A senior Election Commission of India official on Friday said that nothing in Union home minister Amit Shah’s “permanent peace” speech in Gujarat had been found to violate the model code of conduct or any other law.
Shah had been quoted by the news agency PTI as saying in Gujarati at an election rally on November 25 that the BJP had “established permanent peace in Gujarat” in 2002 by teaching “a lesson” to those emboldened by the Congress to engage in rioting.
The poll panel official, who asked not to be named, said: “No community was mentioned in the speech, and hence it was not found to be violative.”
In 2002, Gujarat had witnessed an anti-Muslim pogrom after a train fire at Godhra railway station killed 59 kar sevaks returning from Ayodhya. The then state government, led by Narendra Modi as chief minister, was widely blamed for failing to control the violence.

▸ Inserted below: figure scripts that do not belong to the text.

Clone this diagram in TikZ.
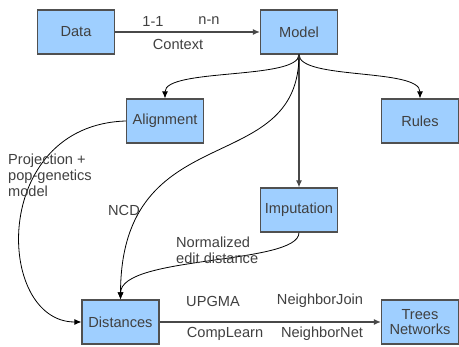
\documentclass[tikz,border=0pt]{standalone}
\usepackage{fontspec}
\setmainfont{Liberation Sans}
\usetikzlibrary{arrows.meta}
\definecolor{boxfill}{HTML}{9FCFFF}
\definecolor{boxline}{HTML}{505050}
\definecolor{txt}{HTML}{404040}
\begin{document}
\begin{tikzpicture}[x=1pt,y=-1pt,
  every node/.style={font=\fontsize{14.6}{15.5}\selectfont, text=txt},
  box/.style={draw=boxline, fill=boxfill, line width=1.2pt, minimum width=77pt, minimum height=44pt, inner sep=0pt, align=center},
  lbl/.style={inner sep=0pt, align=left},
  straight/.style={draw=boxline!90!black, line width=1.2pt, -{Latex[length=7pt,width=6pt]}},
  curved/.style={draw=black, line width=0.8pt, -{Latex[length=7pt,width=6pt]}}]
\useasboundingbox (0,0) rectangle (459,347);
\node[box] (data) at (76,32) {Data};
\node[box] (model) at (299,32) {Model};
\node[box] (align) at (165,121) {Alignment};
\node[box] (rules) at (420,121) {Rules};
\node[box] (imput) at (299,210) {Imputation};
\node[box] (dist) at (120.5,322) {Distances};
\node[box] (trees) at (420,322) {Trees\\[-1pt]Networks};

\draw[straight] (data.east) -- (model.west);
\node[lbl] (l11) at (153,21) {1-1};
\node[lbl] (lnn) at (209,21) {n-n};
\node[lbl] (lctx) at (178,44) {Context};

\draw[curved] (model.south) .. controls (299,80) and (165,68) .. (align.north);
\draw[curved] (model.south) .. controls (299,80) and (420,68) .. (rules.north);
\draw[straight] (model.south) -- (imput.north);
\draw[curved] (model.south) .. controls (299,180) and (121,115) .. (dist.north);
\draw[curved] (align.west) .. controls (-10,125) and (-5,322) .. (dist.west);
\draw[curved] (imput.south) .. controls (299,265) and (121,255) .. (dist.north);
\draw[straight] (dist.east) -- (trees.west);

\node[lbl, anchor=north west] (lproj) at (8,154) {Projection +\\[0.5pt]pop-genetics\\[0.5pt]model};
\node[lbl] (lncd) at (124,210) {NCD};
\node[lbl, anchor=north west] (lned) at (176,237) {Normalized\\[0pt]edit distance};
\node[lbl] (lup) at (213,301) {UPGMA};
\node[lbl] (lnj) at (320,301) {NeighborJoin};
\node[lbl] (lcl) at (225,334) {CompLearn};
\node[lbl] (lnn2) at (322,334) {NeighborNet};
\end{tikzpicture}
\end{document}
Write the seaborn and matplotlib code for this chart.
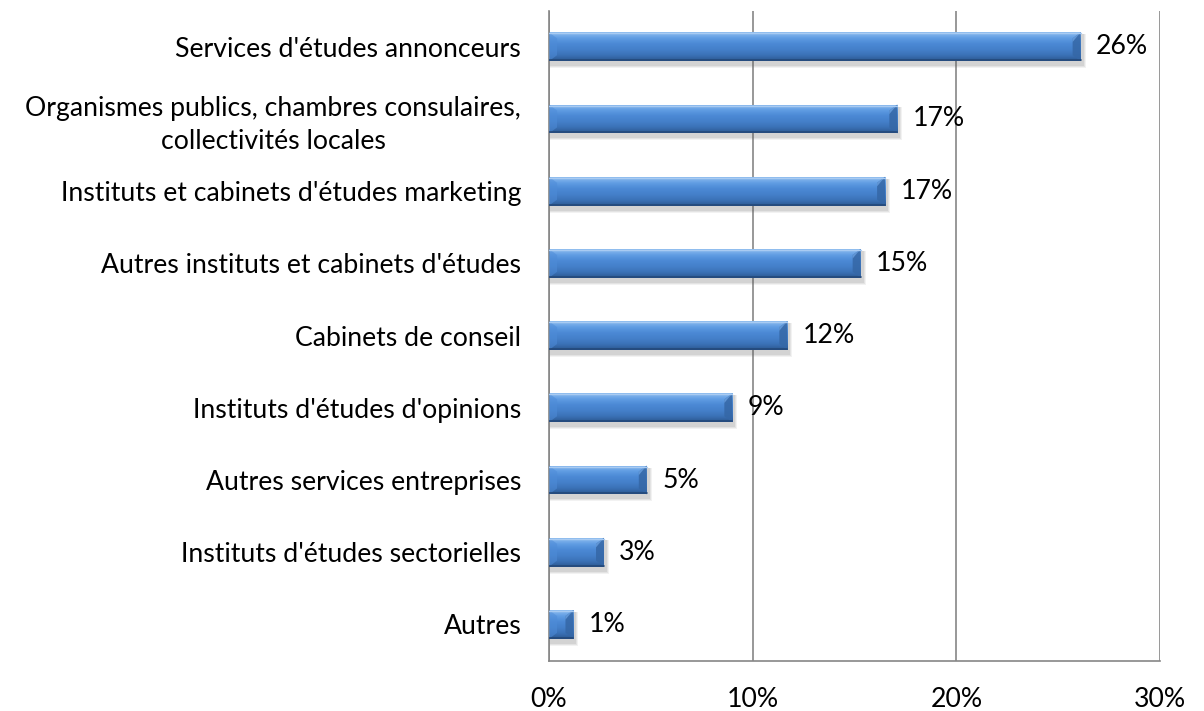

At the rally in Mahuda, Shah was quoted as saying: “Through such riots, the Congress strengthened its vote bank and did injustice to a large section of society. But after they were taught a lesson in 2002, these elements left that path (of violence).
“They have refrained from indulging in violence from 2002 to 2022. The BJP has established permanent peace in Gujarat....”
No Congress leader was charged in the riots but several Sangh parivar sympathisers were convicted.
Former Congress MP Ehsan Jafri was brutally murdered during the riots in Ahmedabad.
Former Union economic affairs secretary E.A.S. Sarma and Jagdeep Chhokar, founder of the poll watchdog Association for Democratic Reforms, had complained to the commission about Shah’s speech.
Sarma wanted Shah’s statement to be examined for “appeal to caste or communal feelings for securing votes”. Chhokar alleged a violation of Section 8 of the Representation of the People Act, 1951, and Section 153A of the Indian Penal Code that criminalises incitement.
The complainants are yet to receive a reply from the commission.
In a letter to the commission on December 2, Sarma had said: “I have tried scanning the website of the Election Commission of India (ECI) to ascertain whether the Commission has received and registered my two letters and whether it has taken any action. To my utmost disappointment, the Commission’s website makes no mention of the same, nor does it indicate the status of action.
“It is equally disappointing that I should gather information from news reports on the action said to have been taken by the Commission, the response of the Gujarat election authorities and so on.
“As a constitutional body, the ECI is a ‘public authority’ as defined in Section 2(h) of the Right to Information Act, 2005 (RTIA) and is required to make suo motu disclosures of important matters of public interest, as required in Section 4 of the RTIA.”
The Election Commission’s CVigil Portal — on which most complaints of model code of conduct (MCC) violations could be tracked during the 2019 polls — no longer offers such information.
It merely allows voters to lodge complaints and track their own plaints.
During the 2019 general election, complaints lodged against Prime Minister Narendra Modi stayed mysteriously invisible on the portal.
Then election commissioner Ashok Lavasa — who reportedly objected to the clean chits given to Modi and then BJP president Shah on complaints of poll code violations in 2019 — later quit to join the Asian Development Bank.
In its latest edition, CPM organ People’s Democracy said: “There is nothing to check the poisonous communal propaganda.
It has become normalised because of the failure of the Election Commission to intervene and act against repeated violations of the model code of conduct in previous Assembly elections and the Lok Sabha elections of 2019 when Narendra Modi and Amit Shah were the culprits.”
The commission’s current concern is the low voter turnouts in urban areas.
Almost all urban seats in Gujarat and Himachal Pradesh saw turnouts that were lower than before and below the state average.
“The old Systematic Voters’ Education and Electoral Participation (SVEEP) has reached its saturation point,” the commission official said.
“We will soon be unveiling a new SVEEP that reaches out to those who do not vote rather than repeatedly engaging those who already vote. Specifically, we want to reach out to migrants, city dwellers, the youth and those in the knowledge industry — which are segments of society where voting is perceived to be low.”
Currently, district officials implement the SVEEP through public advertisements and a whole range of events like bicycle rallies, dance programmes and recorded messages that play before telephone calls are placed. Often, local sponsors are involved.
The commission official said that more than half the electorate had now linked their voter cards with the Aadhaar system, which would help the poll panel identify voters who are registered in more than one place.